President Bush will soon pick a new Federal Communications Commission chief. To many, that could be ho-hum. But because of the rapid pace in consumer technology, the FCC has power to influence the lives of Americans in all their waking hours, from Internet telephony to digital TV to Janet Jackson's future as a singer on network TV. Mr. Bush needs to choose wisely.
Hatched in the 1930s when government saw a need to control the new electronic media, the FCC is no longer just a dispenser of TV and radio licenses. As Congress has tried to react to market trends and to viewers' concerns about broadcast content, it's given the agency vast authority over major media, telecommunications, and the Internet.
Now that FCC Chairman Michael Powell is leaving, Bush and his new pick for chief of this powerful regulator - whoever that may be - have an opportunity to build on the best of Mr. Powell's four-year legacy. Powell's most popular legacies include the portability of cellphone numbers when switching and the federal Do Not Call register. But his best legacy may be a warning that government can't always predict or influence the uses and abuses of new technologies.
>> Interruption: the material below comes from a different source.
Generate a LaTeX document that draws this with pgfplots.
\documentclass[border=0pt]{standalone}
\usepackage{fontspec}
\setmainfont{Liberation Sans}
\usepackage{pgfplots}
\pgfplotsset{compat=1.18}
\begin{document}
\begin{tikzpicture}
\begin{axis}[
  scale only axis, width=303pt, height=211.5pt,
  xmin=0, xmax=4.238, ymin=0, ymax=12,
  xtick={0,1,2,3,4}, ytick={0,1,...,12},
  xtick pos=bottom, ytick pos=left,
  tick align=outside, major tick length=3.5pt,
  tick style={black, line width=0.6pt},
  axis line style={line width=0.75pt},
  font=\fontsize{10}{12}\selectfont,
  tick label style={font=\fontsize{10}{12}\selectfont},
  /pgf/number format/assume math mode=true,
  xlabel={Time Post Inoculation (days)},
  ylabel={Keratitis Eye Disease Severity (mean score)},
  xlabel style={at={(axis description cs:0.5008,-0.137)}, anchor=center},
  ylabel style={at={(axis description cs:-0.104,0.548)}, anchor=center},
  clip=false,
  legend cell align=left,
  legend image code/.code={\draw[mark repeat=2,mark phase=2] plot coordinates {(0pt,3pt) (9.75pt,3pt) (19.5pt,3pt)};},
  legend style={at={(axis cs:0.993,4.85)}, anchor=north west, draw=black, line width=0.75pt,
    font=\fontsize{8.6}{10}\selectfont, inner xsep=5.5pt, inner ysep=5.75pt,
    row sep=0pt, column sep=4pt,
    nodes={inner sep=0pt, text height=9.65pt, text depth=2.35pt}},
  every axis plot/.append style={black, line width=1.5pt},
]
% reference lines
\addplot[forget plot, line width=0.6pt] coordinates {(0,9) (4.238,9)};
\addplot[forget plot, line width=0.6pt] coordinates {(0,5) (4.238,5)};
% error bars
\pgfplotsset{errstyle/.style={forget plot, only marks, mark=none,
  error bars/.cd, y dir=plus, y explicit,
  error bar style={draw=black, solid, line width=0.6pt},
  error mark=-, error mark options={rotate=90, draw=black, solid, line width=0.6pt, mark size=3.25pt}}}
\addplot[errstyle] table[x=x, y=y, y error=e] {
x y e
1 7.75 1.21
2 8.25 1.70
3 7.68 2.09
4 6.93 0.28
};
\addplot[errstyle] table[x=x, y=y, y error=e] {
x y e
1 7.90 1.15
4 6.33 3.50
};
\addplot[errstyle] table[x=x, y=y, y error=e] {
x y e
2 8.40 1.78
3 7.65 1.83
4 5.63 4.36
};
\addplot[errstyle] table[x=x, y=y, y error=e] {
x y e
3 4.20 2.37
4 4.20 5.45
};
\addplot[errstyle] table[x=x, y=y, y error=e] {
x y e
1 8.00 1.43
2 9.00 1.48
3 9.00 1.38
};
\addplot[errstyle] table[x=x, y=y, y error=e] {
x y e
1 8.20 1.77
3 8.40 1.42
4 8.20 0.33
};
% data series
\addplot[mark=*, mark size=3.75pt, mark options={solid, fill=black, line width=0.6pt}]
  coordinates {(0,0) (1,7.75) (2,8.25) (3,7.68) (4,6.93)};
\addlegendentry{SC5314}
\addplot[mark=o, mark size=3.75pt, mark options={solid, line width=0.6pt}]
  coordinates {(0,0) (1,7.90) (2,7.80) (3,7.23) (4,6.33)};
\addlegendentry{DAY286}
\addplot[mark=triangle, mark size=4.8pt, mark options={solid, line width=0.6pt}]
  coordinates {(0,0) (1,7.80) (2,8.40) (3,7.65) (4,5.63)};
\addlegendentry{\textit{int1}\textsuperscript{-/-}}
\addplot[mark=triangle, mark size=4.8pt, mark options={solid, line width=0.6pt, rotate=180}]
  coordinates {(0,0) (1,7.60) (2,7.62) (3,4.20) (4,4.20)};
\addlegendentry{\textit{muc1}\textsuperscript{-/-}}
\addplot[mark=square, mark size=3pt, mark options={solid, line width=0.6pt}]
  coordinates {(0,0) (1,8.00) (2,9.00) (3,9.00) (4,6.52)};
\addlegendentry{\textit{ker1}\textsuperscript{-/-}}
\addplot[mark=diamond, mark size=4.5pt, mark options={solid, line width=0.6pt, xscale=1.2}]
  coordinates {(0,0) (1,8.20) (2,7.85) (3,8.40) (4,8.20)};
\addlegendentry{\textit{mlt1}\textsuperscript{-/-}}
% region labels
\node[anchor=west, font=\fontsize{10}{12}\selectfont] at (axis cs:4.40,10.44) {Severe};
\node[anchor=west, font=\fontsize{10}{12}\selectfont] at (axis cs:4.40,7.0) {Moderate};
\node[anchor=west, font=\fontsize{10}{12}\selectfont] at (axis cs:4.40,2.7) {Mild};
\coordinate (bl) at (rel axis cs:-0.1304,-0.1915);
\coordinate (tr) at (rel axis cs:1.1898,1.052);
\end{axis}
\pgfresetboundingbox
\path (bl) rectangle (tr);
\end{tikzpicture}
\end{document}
Market "liberty," to use Bush's new mantra, often brings its own corrective forces that benefit consumers far better than the predictive abilities of five FCC commissioners, and especially Congress.
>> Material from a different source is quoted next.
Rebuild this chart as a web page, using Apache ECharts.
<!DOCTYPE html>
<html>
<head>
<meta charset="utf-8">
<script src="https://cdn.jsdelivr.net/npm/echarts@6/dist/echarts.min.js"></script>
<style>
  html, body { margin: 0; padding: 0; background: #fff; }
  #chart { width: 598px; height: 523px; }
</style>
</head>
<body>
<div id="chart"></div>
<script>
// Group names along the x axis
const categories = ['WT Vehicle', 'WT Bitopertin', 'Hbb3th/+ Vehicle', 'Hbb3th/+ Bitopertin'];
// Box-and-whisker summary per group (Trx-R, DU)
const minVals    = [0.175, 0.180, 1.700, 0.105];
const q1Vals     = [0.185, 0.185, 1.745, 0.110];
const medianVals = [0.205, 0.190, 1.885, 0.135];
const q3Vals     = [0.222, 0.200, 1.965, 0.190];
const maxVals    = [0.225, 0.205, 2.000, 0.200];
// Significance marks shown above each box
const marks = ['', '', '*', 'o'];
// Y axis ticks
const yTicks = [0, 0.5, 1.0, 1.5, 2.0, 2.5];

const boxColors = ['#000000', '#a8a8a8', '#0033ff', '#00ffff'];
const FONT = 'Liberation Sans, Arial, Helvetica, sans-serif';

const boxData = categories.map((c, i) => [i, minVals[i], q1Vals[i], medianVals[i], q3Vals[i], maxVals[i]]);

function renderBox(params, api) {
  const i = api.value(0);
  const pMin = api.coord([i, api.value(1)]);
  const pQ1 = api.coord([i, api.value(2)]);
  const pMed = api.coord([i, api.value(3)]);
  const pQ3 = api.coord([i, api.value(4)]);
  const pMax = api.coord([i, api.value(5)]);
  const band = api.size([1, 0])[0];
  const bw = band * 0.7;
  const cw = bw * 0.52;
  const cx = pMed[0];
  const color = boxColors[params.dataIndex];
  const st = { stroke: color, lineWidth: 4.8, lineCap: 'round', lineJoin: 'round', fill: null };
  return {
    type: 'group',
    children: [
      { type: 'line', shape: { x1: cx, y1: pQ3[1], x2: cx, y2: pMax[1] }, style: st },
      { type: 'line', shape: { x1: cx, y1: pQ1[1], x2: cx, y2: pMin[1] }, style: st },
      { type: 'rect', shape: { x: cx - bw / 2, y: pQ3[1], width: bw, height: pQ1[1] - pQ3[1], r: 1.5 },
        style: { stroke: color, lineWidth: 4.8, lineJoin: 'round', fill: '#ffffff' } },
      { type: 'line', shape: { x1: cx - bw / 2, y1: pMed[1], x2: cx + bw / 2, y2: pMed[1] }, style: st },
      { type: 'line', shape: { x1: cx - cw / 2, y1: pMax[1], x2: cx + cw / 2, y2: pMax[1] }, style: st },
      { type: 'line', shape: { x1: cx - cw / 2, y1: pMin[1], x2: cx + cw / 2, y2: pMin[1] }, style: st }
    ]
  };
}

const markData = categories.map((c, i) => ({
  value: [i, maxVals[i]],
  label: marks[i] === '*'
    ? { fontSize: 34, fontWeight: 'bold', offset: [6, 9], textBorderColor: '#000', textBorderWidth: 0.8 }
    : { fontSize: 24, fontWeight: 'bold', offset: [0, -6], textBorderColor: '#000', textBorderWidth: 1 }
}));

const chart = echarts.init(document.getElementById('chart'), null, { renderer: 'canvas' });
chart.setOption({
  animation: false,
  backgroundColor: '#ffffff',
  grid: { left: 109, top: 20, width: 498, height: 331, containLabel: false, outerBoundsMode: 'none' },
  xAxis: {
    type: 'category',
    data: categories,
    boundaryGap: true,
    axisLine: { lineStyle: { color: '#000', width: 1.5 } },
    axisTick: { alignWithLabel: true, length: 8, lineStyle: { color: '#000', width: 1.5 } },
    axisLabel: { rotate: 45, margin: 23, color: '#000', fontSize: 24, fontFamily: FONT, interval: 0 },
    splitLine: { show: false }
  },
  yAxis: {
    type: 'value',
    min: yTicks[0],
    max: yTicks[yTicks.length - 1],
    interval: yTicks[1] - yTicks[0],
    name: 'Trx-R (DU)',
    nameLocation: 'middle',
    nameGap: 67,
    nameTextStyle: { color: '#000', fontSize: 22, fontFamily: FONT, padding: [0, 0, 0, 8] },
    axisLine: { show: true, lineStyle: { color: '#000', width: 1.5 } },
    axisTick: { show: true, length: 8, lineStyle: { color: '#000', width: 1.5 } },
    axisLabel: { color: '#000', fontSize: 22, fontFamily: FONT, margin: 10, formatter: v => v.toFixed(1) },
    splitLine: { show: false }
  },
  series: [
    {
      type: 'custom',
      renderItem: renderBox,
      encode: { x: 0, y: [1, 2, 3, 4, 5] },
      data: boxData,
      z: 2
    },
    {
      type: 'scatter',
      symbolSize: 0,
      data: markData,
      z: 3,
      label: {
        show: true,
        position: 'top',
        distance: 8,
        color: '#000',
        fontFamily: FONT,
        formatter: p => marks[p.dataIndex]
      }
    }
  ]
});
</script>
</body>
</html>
That libertarian streak, however, only goes so far when the agency faces potential concentration of ownership in media markets or pressure to curb indecency in broadcasts.
Powell often clashed with fellow commissioners, a sign of the difficulty in balancing market liberty against morality or concerns about corporate media influence.
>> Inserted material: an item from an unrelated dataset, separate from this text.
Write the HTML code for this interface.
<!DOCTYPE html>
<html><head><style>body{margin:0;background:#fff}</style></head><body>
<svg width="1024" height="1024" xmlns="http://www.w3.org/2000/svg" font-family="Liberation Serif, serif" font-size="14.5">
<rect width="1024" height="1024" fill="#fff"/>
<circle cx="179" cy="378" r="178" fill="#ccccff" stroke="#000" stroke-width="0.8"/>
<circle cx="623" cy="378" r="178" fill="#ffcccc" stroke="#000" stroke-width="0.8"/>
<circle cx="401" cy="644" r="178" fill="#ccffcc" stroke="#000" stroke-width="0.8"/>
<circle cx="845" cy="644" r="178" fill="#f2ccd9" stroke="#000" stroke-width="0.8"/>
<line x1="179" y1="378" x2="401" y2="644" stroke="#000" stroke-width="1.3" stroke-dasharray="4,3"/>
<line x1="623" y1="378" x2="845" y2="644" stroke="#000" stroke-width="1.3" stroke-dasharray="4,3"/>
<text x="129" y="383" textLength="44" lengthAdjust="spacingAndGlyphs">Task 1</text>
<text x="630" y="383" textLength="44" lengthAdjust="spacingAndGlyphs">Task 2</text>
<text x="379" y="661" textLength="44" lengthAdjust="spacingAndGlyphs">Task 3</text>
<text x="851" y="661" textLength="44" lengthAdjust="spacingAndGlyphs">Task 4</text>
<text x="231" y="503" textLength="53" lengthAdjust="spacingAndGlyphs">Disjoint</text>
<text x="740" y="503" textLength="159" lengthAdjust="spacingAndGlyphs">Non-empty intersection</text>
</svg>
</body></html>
As a battleground for red-blue differences as well as red-red debates (libertarians vs. the "moral" right), the FCC needs a leader who can find some consensus. Giving it too much power can stifle free expression and new technology, and yet many citizens and companies look for protection of their interests.
It's easy to tell a parent to simply not let a child watch TV. But parents would rather government help them to censor media. It's easy to tell a baby Bell to open up its local telephone lines to competitors, but many Bell customers like the service they have.
The person who walks the FCC's political tightrope as its new leader must be just that - a leader, one who can react to quick shifts in technology while trying to reconcile competing cries for help from the public.